Overcome Evil with Good


“If possible, so far as it depends on you, live peaceably with all. Beloved, never avenge yourselves, but leave it to the wrath of God, for it is written, “Vengeance is mine, I will repay, says the Lord.” To the contrary, ‘if your enemy is hungry, feed him; if he is thirsty, give him something to drink; for by so doing you will heap burning coals on his head.’ Do not be overcome by evil, but overcome evil with good.” (Romans 12: 18-21, ESV).


I’m humbled to think about how often I want to use the methods of the world to solve its problems. We look to Christian celebrities as role models, instead of our local brothers and sisters who’ve lived the quiet life Paul exhorted them to. We look to Christian books, movies, and music to proclaim our thoughts and feelings, instead of going from town to town ourselves to proclaim the good news.
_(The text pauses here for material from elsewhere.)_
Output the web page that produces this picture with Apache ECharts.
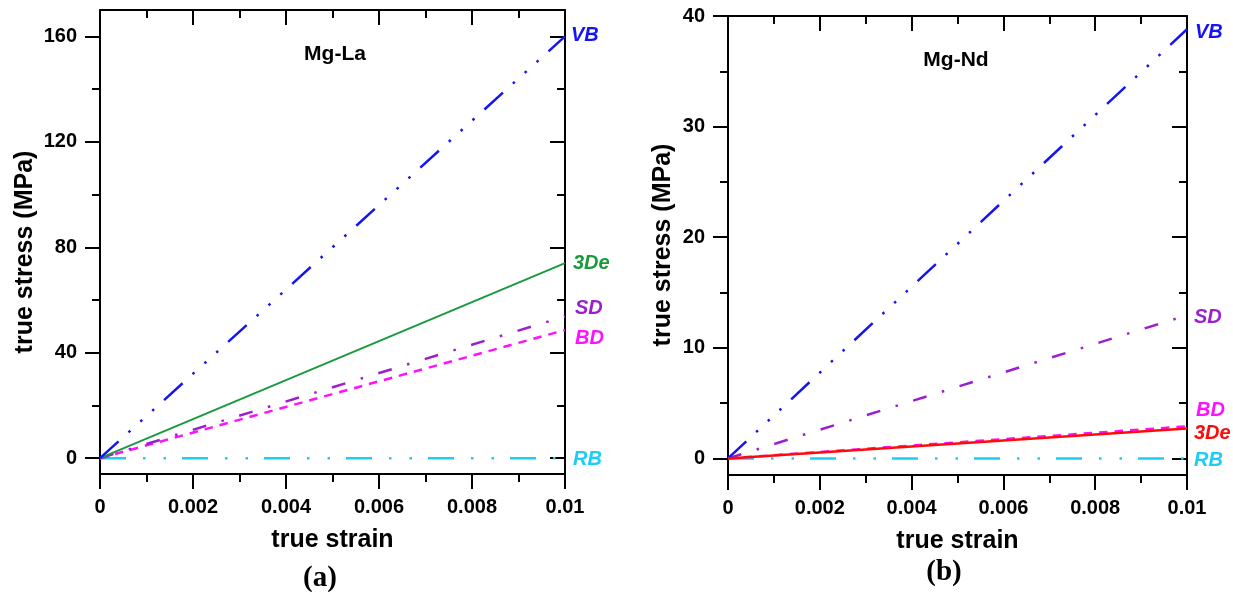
<!DOCTYPE html>
<html>
<head>
<meta charset="utf-8">
<script src="https://cdn.jsdelivr.net/npm/echarts@6/dist/echarts.min.js"></script>
<style>html,body{margin:0;padding:0;background:#fff}#c{width:1233px;height:596px}</style>
</head>
<body>
<div id="c"></div>
<script>
// ---- data ----
const strain = [0, 0.01];
const seriesNames = ['VB', '3De', 'SD', 'BD', 'RB'];
// panel (a) Mg-La, true stress (MPa)
const laVB = [0, 160];
const la3De = [0, 74];
const laSD = [0, 53.8];
const laBD = [0, 48.6];
const laRB = [0, 0];
// panel (b) Mg-Nd, true stress (MPa)
const ndVB = [0, 38.8];
const ndSD = [0, 12.95];
const ndBD = [0, 2.9];
const nd3De = [0, 2.7];
const ndRB = [0, 0];
// ticks
const laYTicks = [0, 40, 80, 120, 160];
const laYMinor = [20, 60, 100, 140];
const ndYTicks = [0, 10, 20, 30, 40];
const ndYMinor = [5, 15, 25, 35];

const FONT = "'Liberation Sans', Arial, sans-serif";
const SERIF = "'Liberation Serif', 'Times New Roman', serif";
const C = {VB: '#1414f5', '3De': '#1a9a3c', SD: '#9b1fcf', BD: '#ff10ff', RB: '#1ccdf7', red: '#ff0a0a'};
const DASH = {
  VB: [25, 13.5, 2.5, 13.5, 2.5, 13.5, 2.5, 13.5],
  SD: [14, 16, 2.5, 16],
  BD: [8.5, 7],
  RB: [26, 17, 2.5, 18, 2.5, 16],
  solid: 'solid'
};

function pts(ys) { return strain.map((x, i) => [x, ys[i]]); }

const grids = [
  {left: 100, top: 10, width: 465, height: 464},
  {left: 728, top: 16, width: 459, height: 459}
];
const yRange = [{min: -6, max: 170}, {min: -1.5, max: 40}];
const yMajor = [laYTicks, ndYTicks];
const yMinor = [laYMinor, ndYMinor];

const lineBlack = {show: true, lineStyle: {color: '#000', width: 2}};
const xAxis = [], yAxis = [];
[0, 1].forEach(g => {
  xAxis.push({
    type: 'value', gridIndex: g, position: 'bottom', min: 0, max: 0.01, interval: 0.002,
    axisLine: {show: true, onZero: false, lineStyle: {color: '#000', width: 2}},
    axisTick: {show: true, inside: false, length: 15, lineStyle: {color: '#000', width: 2}},
    minorTick: {show: true, splitNumber: 2, length: 8, lineStyle: {color: '#000', width: 2}},
    splitLine: {show: false},
    axisLabel: {show: true, margin: 23, color: '#000', fontFamily: FONT, fontWeight: 'bold', fontSize: 20,
      formatter: v => v === 0 ? '0' : String(+v.toFixed(4))},
    name: 'true strain', nameLocation: 'middle', nameGap: 54,
    nameTextStyle: {color: '#000', fontFamily: FONT, fontWeight: 'bold', fontSize: 25}
  });
  xAxis.push({
    type: 'value', gridIndex: g, position: 'top', min: 0, max: 0.01, interval: 0.002,
    axisLine: {show: true, onZero: false, lineStyle: {color: '#000', width: 2}},
    axisTick: {show: true, inside: true, length: 15, lineStyle: {color: '#000', width: 2}},
    minorTick: {show: true, splitNumber: 2, length: 8, lineStyle: {color: '#000', width: 2}},
    splitLine: {show: false}, axisLabel: {show: false}
  });
  const r = yRange[g];
  // left major
  yAxis.push({
    type: 'value', gridIndex: g, position: 'left', min: r.min, max: r.max,
    axisLine: {show: true, onZero: false, lineStyle: {color: '#000', width: 2}},
    axisTick: {show: true, inside: false, length: 15, customValues: yMajor[g], lineStyle: {color: '#000', width: 2}},
    axisLabel: {show: true, margin: 23, customValues: yMajor[g], color: '#000', fontFamily: FONT, fontWeight: 'bold', fontSize: 20},
    splitLine: {show: false}
  });
  // left minor
  yAxis.push({
    type: 'value', gridIndex: g, position: 'left', min: r.min, max: r.max,
    axisLine: {show: false, onZero: false},
    axisTick: {show: true, inside: false, length: 8, customValues: yMinor[g], lineStyle: {color: '#000', width: 2}},
    axisLabel: {show: false}, splitLine: {show: false}
  });
  // right major
  yAxis.push({
    type: 'value', gridIndex: g, position: 'right', min: r.min, max: r.max,
    axisLine: {show: true, onZero: false, lineStyle: {color: '#000', width: 2}},
    axisTick: {show: true, inside: true, length: 15, customValues: yMajor[g], lineStyle: {color: '#000', width: 2}},
    axisLabel: {show: false}, splitLine: {show: false}
  });
  // right minor
  yAxis.push({
    type: 'value', gridIndex: g, position: 'right', min: r.min, max: r.max,
    axisLine: {show: false, onZero: false},
    axisTick: {show: true, inside: true, length: 8, customValues: yMinor[g], lineStyle: {color: '#000', width: 2}},
    axisLabel: {show: false}, splitLine: {show: false}
  });
});

function line(name, g, ys, color, dash, width, z) {
  return {
    name: name, type: 'line', xAxisIndex: g * 2, yAxisIndex: g * 4,
    data: pts(ys), showSymbol: false, symbol: 'none', z: z || 2,
    lineStyle: {color: color, width: width || 2.5, type: dash, cap: 'butt'},
    silent: true
  };
}

const series = [
  line('RB', 0, laRB, C.RB, DASH.RB, 2.5),
  line('BD', 0, laBD, C.BD, DASH.BD, 2.5),
  line('SD', 0, laSD, C.SD, DASH.SD, 2.5),
  line('3De', 0, la3De, C['3De'], DASH.solid, 2),
  line('VB', 0, laVB, C.VB, DASH.VB, 2.5),
  line('RB', 1, ndRB, C.RB, DASH.RB, 2.5),
  line('BD', 1, ndBD, C.BD, DASH.BD, 2.5),
  line('SD', 1, ndSD, C.SD, DASH.SD, 2.5),
  line('3De', 1, nd3De, C.red, DASH.solid, 2.5, 3),
  line('VB', 1, ndVB, C.VB, DASH.VB, 2.5)
];

function txt(t, x, y, o) {
  return {type: 'text', x: x, y: y, silent: true, rotation: o.rot || 0,
    style: {text: t, fill: o.color || '#000', font: o.font, textAlign: o.align || 'left', textVerticalAlign: 'middle'}};
}
const endFont = 'italic bold 20px ' + FONT;
const graphics = [
  txt('Mg-La', 335, 54, {font: 'bold 21px ' + FONT, align: 'center'}),
  txt('Mg-Nd', 956, 60, {font: 'bold 21px ' + FONT, align: 'center'}),
  txt('(a)', 320, 579, {font: 'bold 29px ' + SERIF, align: 'center'}),
  txt('(b)', 944, 573, {font: 'bold 29px ' + SERIF, align: 'center'}),
  txt('true stress (MPa)', 25, 252, {font: 'bold 25px ' + FONT, align: 'center', rot: Math.PI / 2}),
  txt('true stress (MPa)', 663, 245, {font: 'bold 25px ' + FONT, align: 'center', rot: Math.PI / 2}),
  // end labels panel (a)
  txt(seriesNames[0], 571, 35, {font: endFont, color: C.VB}),
  txt(seriesNames[1], 573, 263, {font: endFont, color: C['3De']}),
  txt(seriesNames[2], 575, 308, {font: endFont, color: C.SD}),
  txt(seriesNames[3], 575, 338, {font: endFont, color: C.BD}),
  txt(seriesNames[4], 573, 459, {font: endFont, color: C.RB}),
  // end labels panel (b)
  txt(seriesNames[0], 1195, 32, {font: endFont, color: C.VB}),
  txt(seriesNames[2], 1194, 317, {font: endFont, color: C.SD}),
  txt(seriesNames[3], 1196, 410, {font: endFont, color: C.BD}),
  txt(seriesNames[1], 1194, 433, {font: endFont, color: C.red}),
  txt(seriesNames[4], 1194, 460, {font: endFont, color: C.RB})
];

const chart = echarts.init(document.getElementById('c'), null, {renderer: 'canvas'});
chart.setOption({
  animation: false,
  backgroundColor: '#fff',
  grid: grids,
  xAxis: xAxis,
  yAxis: yAxis,
  series: series,
  graphic: graphics
});
</script>
</body>
</html>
We look to earthly powers and tools to provide protection for us and own family, instead of trusting in the Lord (side note, ever realize how we seem to use the “trust but verify” thought process with the Lord?).


I’m not saying these things above are bad or evil, but I think we shouldn’t be shocked when they don’t work.


God simply doesn’t use the same methods as the world.


This holiday season, when the news and politics rise to the forefront of conversation, do something difficult. Look the person you disagree with in the eyes, and say something loving and true.


It’s unlikely that the political enemies you have today are literally “hungry” and “thirsty”, but they are likely starving for the love that Jesus brings through his people. If they are a brother or sister in Christ, they are likely starving for the unity and love of community (don’t forget that the churches in our nation are divided as well as our families).


Give freely to those you disagree with, to those who have said evil against you, and to those who wish you ill.


Drop your defenses, those walls you erect to protect yourself, and trust the Lord to defend you.


Don’t be afraid when in the moment it looks like evil will triumph, that the anger or hate of another person is too much. Trust in the Lord, and trust that pouring out love and pouring out goodness will overcome evil.